データ分析に、企業の規模は関係ない
消費者行動のデジタルシフトが進み、顧客データを得やすい環境である今、多くの企業が、データ分析を実践している。ことマーケティングにおいて、ターゲットをセグメントし、適切なコミュニケーションを行い、ロイヤルカスタマーとの関係を構築するためにデータ分析は欠かせない。さらにデータ分析の波は、大企業だけでなく中小企業にも広がっている。
「中小企業こそ、ぜひ分析を活用してほしい」と語るSAS Institute Japan株式会社(以下、SAS)の増山剛雄氏は、製造業や流通・小売業のクライアントを含むすべての中小企業をカバーしている。中小企業に対し、同社が提供する分析ソリューションの導入を進めてきた。

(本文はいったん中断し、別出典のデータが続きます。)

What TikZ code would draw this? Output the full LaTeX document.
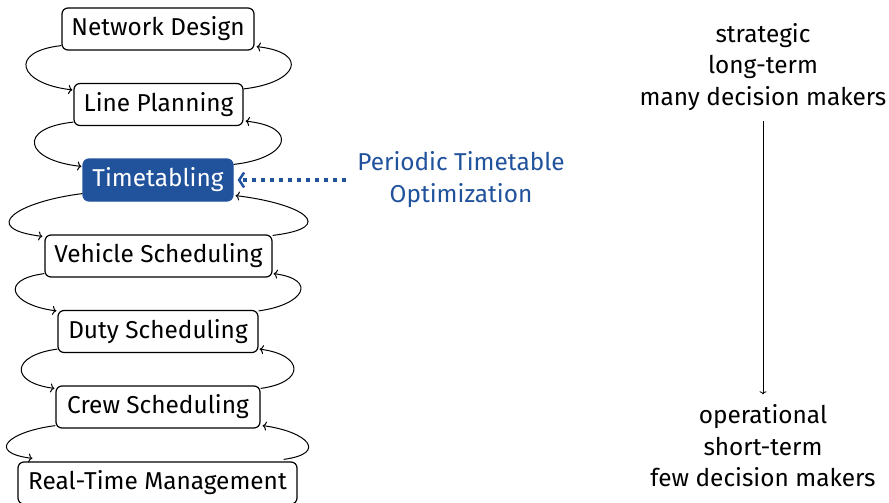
\documentclass[tikz,border=0pt]{standalone}
\usepackage{fontspec}
\setmainfont{Fira Sans}
\usetikzlibrary{arrows.meta}
\definecolor{tblue}{RGB}{33,82,156}
\begin{document}
\begin{tikzpicture}[x=1pt,y=-1pt,
  every node/.style={font=\fontsize{24.4}{31.5}\selectfont},
  stage/.style={draw=black, line width=1.2pt, rounded corners=6pt, inner sep=0pt,
    minimum height=42pt, fill=white, text height=17pt, text depth=4pt},
  cycarrow/.style={draw=black, line width=1pt, -{To[length=4pt,width=9pt]}},
]
\useasboundingbox (0,0) rectangle (889,503);
\clip (0,0) rectangle (889,503);

% planning stages
\node[stage, minimum width=192pt] (nd) at (158,29) {Network Design};
\node[stage, minimum width=169pt] (lp) at (158.5,104.5) {Line Planning};
\node[stage, minimum width=150pt, fill=tblue, draw=tblue, text=white] (tt) at (158,180) {Timetabling};
\node[stage, minimum width=227pt] (vs) at (158.5,256) {Vehicle Scheduling};
\node[stage, minimum width=200pt] (ds) at (158,331.5) {Duty Scheduling};
\node[stage, minimum width=204pt] (cs) at (158,407) {Crew Scheduling};
\node[stage, minimum width=279pt] (rt) at (157.5,483) {Real-Time Management};

% feedback loops, left side (downwards)
\draw[cycarrow] ([yshift=5pt]nd.south west) .. controls +(-54,6) and +(-54,-6) .. ([xshift=-1pt,yshift=-7pt]lp.north west);
\draw[cycarrow] ([yshift=4pt]lp.south west) .. controls +(-57,6) and +(-57,-6) .. ([xshift=-1pt,yshift=-8pt]tt.north west);
\draw[cycarrow] ([yshift=8pt]tt.south west) .. controls +(-65,8) and +(-65,-8) .. ([xshift=-2pt,yshift=-2pt]vs.north west);
\draw[cycarrow] ([yshift=4pt]vs.south west) .. controls +(-46,6) and +(-46,-6) .. ([xshift=-1pt,yshift=-1pt]ds.north west);
\draw[cycarrow] ([yshift=4pt]ds.south west) .. controls +(-46,6) and +(-46,-6) .. ([xshift=-1pt,yshift=-3pt]cs.north west);
\draw[cycarrow] ([yshift=3pt]cs.south west) .. controls +(-47,6) and +(-47,-6) .. ([xshift=15pt,yshift=3pt]rt.north west);

% feedback loops, right side (upwards)
\draw[cycarrow] ([yshift=-6pt]lp.north east) .. controls +(54,-6) and +(54,6) .. ([xshift=2pt,yshift=4pt]nd.south east);
\draw[cycarrow] ([yshift=-6pt]tt.north east) .. controls +(55,-6) and +(55,6) .. ([xshift=2pt,yshift=5pt]lp.south east);
\draw[cycarrow] ([yshift=-1pt]vs.north east) .. controls +(67,-8) and +(67,8) .. ([xshift=2pt,yshift=6pt]tt.south east);
\draw[cycarrow] ([yshift=-1pt]ds.north east) .. controls +(45,-6) and +(45,6) .. ([xshift=1pt,yshift=4pt]vs.south east);
\draw[cycarrow] ([yshift=-3pt]cs.north east) .. controls +(45,-6) and +(45,6) .. ([xshift=1pt,yshift=4pt]ds.south east);
\draw[cycarrow] ([xshift=-14pt,yshift=2pt]rt.north east) .. controls +(45,-6) and +(45,6) .. ([xshift=2pt,yshift=3pt]cs.south east);

% periodic timetabling label
\node[text=tblue, align=center] (pto) at (461,179.5) {Periodic Timetable\\Optimization};
\path (pto.west |- tt.east) coordinate (ptoline);
\draw[tblue, line width=3.5pt, dash pattern=on 3.5pt off 5.5pt,
  -{Straight Barb[length=5pt,width=15pt,line width=2.5pt]}]
  ([xshift=-8pt]ptoline) -- ([xshift=4pt]tt.east);

% planning horizon
\node[align=center] (hi) at (763,67) {strategic\\long-term\\many decision makers};
\node[align=center] (lo) at (763,446) {operational\\short-term\\few decision makers};
\draw[line width=0.8pt, -{To[length=3pt,width=7pt]}] ([yshift=-7pt]hi.south) -- ([yshift=7pt]lo.north);
\end{tikzpicture}
\end{document}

データ分析というと、データサイエンティストに代表されるような専門家が行い、難しいものというイメージがある。実践できる企業が限られているのではないかという印象を持つが、増山氏は「データ分析に企業の規模や業種は関係ない」と話す。
「私たちのクライアントも、企業規模問わずお問い合わせが増えています。特に、小売業のマーケティングには分析が強い味方となるでしょう。顧客ごとの消費行動を分析することで、異なるニーズや傾向を理解し、顧客に合わせたユニークなカスタマー・エクスペリエンスを提供できるようになります」(増山氏)
データ分析はあらゆるビジネスに活用できる
たとえば、あるアパレル企業では、同社の抱える複数のブランドを対象に消費者がどこでブランドスイッチを起こすかという顧客分析を統計から算出している。また、次のシーズンの流行や気候を分析し、デザインやカラーの需要予測も行う。
消費行動のサイクルが早くなっている中、需要予測は多くの企業でニーズが高く分析で解決したい課題だ。「新商品や売れ筋の商品だけでなく、取り扱う商品すべての予測を行いたい」という要望もあったそうだ。
また、データ分析はマーケティング分野だけに留まらない。
製造業であれば、製品や製造機械の各種センサーやログから収集したデータを分析することで、故障の要因の特定ができるようになる。設備を分解することなく、故障の診断や対策が打てるのだ。サービス業であれば、顧客からのフィードバックを分析し、サービスの改善点を見極め、顧客満足度を向上させることも可能。データ分析を分析だけで終わらせるのではなく、何に活用するのかまで落とし込み実行することが重要だ。